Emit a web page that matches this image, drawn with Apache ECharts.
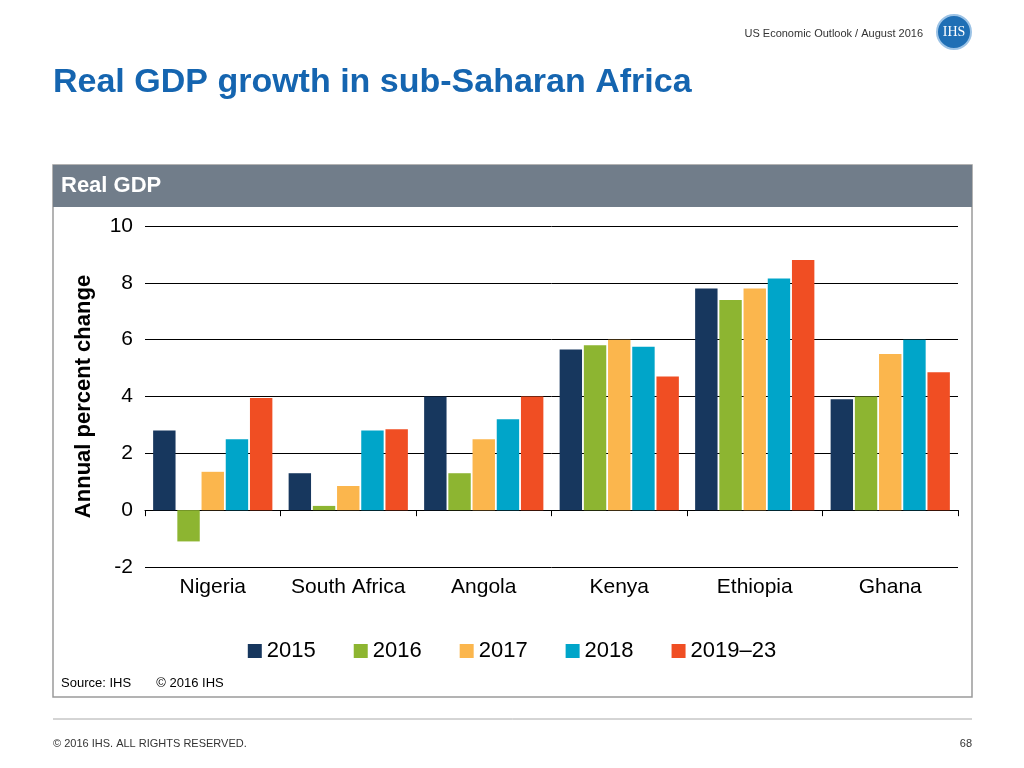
<!DOCTYPE html>
<html><head><meta charset="utf-8">
<script src="https://cdn.jsdelivr.net/npm/echarts@6/dist/echarts.min.js"></script>
<style>html,body{margin:0;padding:0;background:#fff}#c{width:1024px;height:768px}</style>
</head><body><div id="c"></div>
<script>
const categories=['Nigeria','South Africa','Angola','Kenya','Ethiopia','Ghana'];
const seriesNames=['2015','2016','2017','2018','2019–23'];
const v2015=[2.8,1.3,4.0,5.65,7.8,3.9];
const v2016=[-1.1,0.15,1.3,5.8,7.4,4.0];
const v2017=[1.35,0.85,2.5,6.0,7.8,5.5];
const v2018=[2.5,2.8,3.2,5.75,8.15,6.0];
const v2019=[3.95,2.85,4.0,4.7,8.8,4.85];
const colors=['#17375e','#8db531','#fbb64d','#00a5c9','#f04e23'];
const data=[v2015,v2016,v2017,v2018,v2019];
const F='Liberation Sans, Arial, sans-serif';
const chart=echarts.init(document.getElementById('c'));
chart.setOption({
  animation:false,
  textStyle:{fontFamily:F},
  graphic:[
    {type:'text',x:923,y:28,style:{text:'US Economic Outlook / August 2016',fontSize:11,fill:'#333',fontFamily:F,align:'right'}},
    {type:'circle',shape:{cx:954,cy:32,r:17},style:{fill:'#1f6fb5',stroke:'#9cc3e6',lineWidth:2}},
    {type:'text',x:954,y:32,style:{text:'IHS',fontSize:14,fill:'#fff',fontFamily:'Liberation Serif, serif',align:'center',verticalAlign:'middle'}},
    {type:'text',x:53,y:66,style:{text:'Real GDP growth in sub-Saharan Africa',fontSize:34,fontWeight:'bold',fill:'#1565b0',fontFamily:F}},
    {type:'rect',shape:{x:53,y:165,width:919,height:532},style:{fill:'none',stroke:'#9a9a9a',lineWidth:1.5}},
    {type:'rect',shape:{x:53,y:165,width:919,height:42},style:{fill:'#717d8a'}},
    {type:'text',x:61,y:175,style:{text:'Real GDP',fontSize:22,fontWeight:'bold',fill:'#fff',fontFamily:F}},
    {type:'text',x:61,y:677,style:{text:'Source: IHS       © 2016 IHS',fontSize:13,fill:'#000',fontFamily:F}},
    {type:'line',shape:{x1:53,y1:719,x2:972,y2:719},style:{stroke:'#aaa',lineWidth:1}},
    {type:'text',x:53,y:738,style:{text:'© 2016 IHS. ALL RIGHTS RESERVED.',fontSize:11,fill:'#333',fontFamily:F}},
    {type:'text',x:972,y:738,style:{text:'68',fontSize:11,fill:'#333',fontFamily:F,align:'right'}}
  ],
  legend:{top:635,left:'center',itemWidth:14,itemHeight:14,itemGap:38,icon:'rect',textStyle:{fontSize:22,color:'#000',fontFamily:F},data:seriesNames},
  grid:{left:145,right:66,top:226,bottom:201,containLabel:false},
  xAxis:{type:'category',data:categories,axisTick:{show:true,length:6,lineStyle:{color:'#000'}},axisLine:{onZero:true,lineStyle:{color:'#000'}},
    axisLabel:{fontSize:21,color:'#000',margin:10,interval:0}},
  yAxis:{type:'value',min:-2,max:10,interval:2,name:'Annual percent change',nameLocation:'middle',nameGap:50,
    nameTextStyle:{fontSize:22,fontWeight:'bold',color:'#000'},
    axisLabel:{fontSize:21,color:'#000',margin:12},axisLine:{show:false},axisTick:{show:false},
    splitLine:{lineStyle:{color:'#000',width:1}}},
  series:data.map((d,i)=>({name:seriesNames[i],type:'bar',data:d,barGap:'8%',barCategoryGap:'12%',itemStyle:{color:colors[i]}}))
});
</script></body></html>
────────────────────────────────────────
- _Stated goal_
Reproduce the listing above exactly, excluding all pictures.

- _Complete answer_
Emit a web page that matches this image, drawn with Apache ECharts.
<!DOCTYPE html>
<html><head><meta charset="utf-8">
<script src="https://cdn.jsdelivr.net/npm/echarts@6/dist/echarts.min.js"></script>
<style>html,body{margin:0;padding:0;background:#fff}#c{width:1024px;height:768px}</style>
</head><body><div id="c"></div>
<script>
const categories=['Nigeria','South Africa','Angola','Kenya','Ethiopia','Ghana'];
const seriesNames=['2015','2016','2017','2018','2019–23'];
const v2015=[2.8,1.3,4.0,5.65,7.8,3.9];
const v2016=[-1.1,0.15,1.3,5.8,7.4,4.0];
const v2017=[1.35,0.85,2.5,6.0,7.8,5.5];
const v2018=[2.5,2.8,3.2,5.75,8.15,6.0];
const v2019=[3.95,2.85,4.0,4.7,8.8,4.85];
const colors=['#17375e','#8db531','#fbb64d','#00a5c9','#f04e23'];
const data=[v2015,v2016,v2017,v2018,v2019];
const F='Liberation Sans, Arial, sans-serif';
const chart=echarts.init(document.getElementById('c'));
chart.setOption({
  animation:false,
  textStyle:{fontFamily:F},
  graphic:[
    {type:'text',x:923,y:28,style:{text:'US Economic Outlook / August 2016',fontSize:11,fill:'#333',fontFamily:F,align:'right'}},
    {type:'circle',shape:{cx:954,cy:32,r:17},style:{fill:'#1f6fb5',stroke:'#9cc3e6',lineWidth:2}},
    {type:'text',x:954,y:32,style:{text:'IHS',fontSize:14,fill:'#fff',fontFamily:'Liberation Serif, serif',align:'center',verticalAlign:'middle'}},
    {type:'text',x:53,y:66,style:{text:'Real GDP growth in sub-Saharan Africa',fontSize:34,fontWeight:'bold',fill:'#1565b0',fontFamily:F}},
    {type:'rect',shape:{x:53,y:165,width:919,height:532},style:{fill:'none',stroke:'#9a9a9a',lineWidth:1.5}},
    {type:'rect',shape:{x:53,y:165,width:919,height:42},style:{fill:'#717d8a'}},
    {type:'text',x:61,y:175,style:{text:'Real GDP',fontSize:22,fontWeight:'bold',fill:'#fff',fontFamily:F}},
    {type:'text',x:61,y:677,style:{text:'Source: IHS       © 2016 IHS',fontSize:13,fill:'#000',fontFamily:F}},
    {type:'line',shape:{x1:53,y1:719,x2:972,y2:719},style:{stroke:'#aaa',lineWidth:1}},
    {type:'text',x:53,y:738,style:{text:'© 2016 IHS. ALL RIGHTS RESERVED.',fontSize:11,fill:'#333',fontFamily:F}},
    {type:'text',x:972,y:738,style:{text:'68',fontSize:11,fill:'#333',fontFamily:F,align:'right'}}
  ],
  legend:{top:635,left:'center',itemWidth:14,itemHeight:14,itemGap:38,icon:'rect',textStyle:{fontSize:22,color:'#000',fontFamily:F},data:seriesNames},
  grid:{left:145,right:66,top:226,bottom:201,containLabel:false},
  xAxis:{type:'category',data:categories,axisTick:{show:true,length:6,lineStyle:{color:'#000'}},axisLine:{onZero:true,lineStyle:{color:'#000'}},
    axisLabel:{fontSize:21,color:'#000',margin:10,interval:0}},
  yAxis:{type:'value',min:-2,max:10,interval:2,name:'Annual percent change',nameLocation:'middle',nameGap:50,
    nameTextStyle:{fontSize:22,fontWeight:'bold',color:'#000'},
    axisLabel:{fontSize:21,color:'#000',margin:12},axisLine:{show:false},axisTick:{show:false},
    splitLine:{lineStyle:{color:'#000',width:1}}},
  series:data.map((d,i)=>({name:seriesNames[i],type:'bar',data:d,barGap:'8%',barCategoryGap:'12%',itemStyle:{color:colors[i]}}))
});
</script></body></html>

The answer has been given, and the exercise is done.